By approving the act, he said, "they took a true stand in closing the achievement gap."

The act, sponsored by Education Committee Vice Chairman Wallace Charley (Shiprock), was not so popular with all the delegates, however. Nineteen of them voted against it. Ten did not vote at all.

Among the less enamored was Ervin Keeswood.

The Hogback delegate said he liked the act overall, but thought it needed work.

"I personally believe that this is a good document, but it needs to be cleaned up," he said.

Language addressing potential conflict of interest among board members, the need for staggered terms and the removal of board members for just cause were just some of the things he said the act was missing.

Keeswood suggested the council hold off on its vote to give each of the tribe's standing legislative committees more time to consider ways to strengthen the act. Back in January, the first time the act came up fore a vote, the council decided to put off its decision until July. This time, the delegates decided they'd delayed their decision long enough and voted Keeswood down.

But that did not erase the problems some delegates had with the act.

Keeswood said he was concerned about the reaction from the public schools serving Navajo students.

"This (act) will basically create a two-tiered oversight to some degree," he said, pitting the tribe against the three states serving its students Arizona, New Mexico and Utah in ways that could lead them to court.

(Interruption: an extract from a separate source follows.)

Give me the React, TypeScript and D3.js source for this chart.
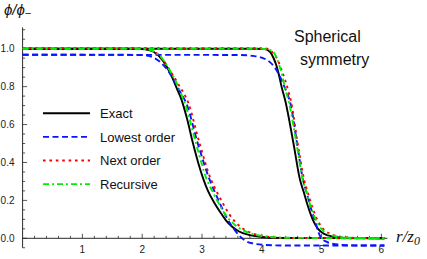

If it's sovereignty the tribe wants, he said, it ought to pursue full control over the education of all Navajo students right away.

The Navajo Sovereignty in Education Act, despite what its name might suggest, does not do that. It reorganizes and renames the tribe's Education Division and gives it new responsibilities. But to exercise any more influence over what happens inside the schools teaching its students, the tribe will need the approval of the government agencies running those schools now.

The tribe will also have to find the money to fund the act. Leonard said the reorganization could cost up to $1 million to implement in the first year alone.

Some school districts fear the tribe will try to confiscate their funds to pay its new bills. But the act the council approved Tuesday afternoon actually makes no mention of where the money would come from, a point of concern for some.

But Leonard does not sound worried.

If he can convince the Bureau of Indian Affairs to delegate some authority over its 66 schools on the Navajo reservation to the tribe, that new responsibility should come with new money. Leland said he also submitted a plan to Navajo Nation President Joe Shirley Jr. asking for $700,000 from the tribe's general fund for the first year. Although Shirley who has called education the No. 1 priority of his administration supports the act, appropriating the money will be up to the council. The education division director also hopes to direct a fraction of any future gaming revenue the tribe might earn to his new department.

As for setting up that department, the first big step will be getting the new board of education in place. The six members appointed by the president should be in place by October 1. Leland said the five elected members one from each of the reservation's agencies will be chosen whenever the tribe holds its elections for president and council delegates next year.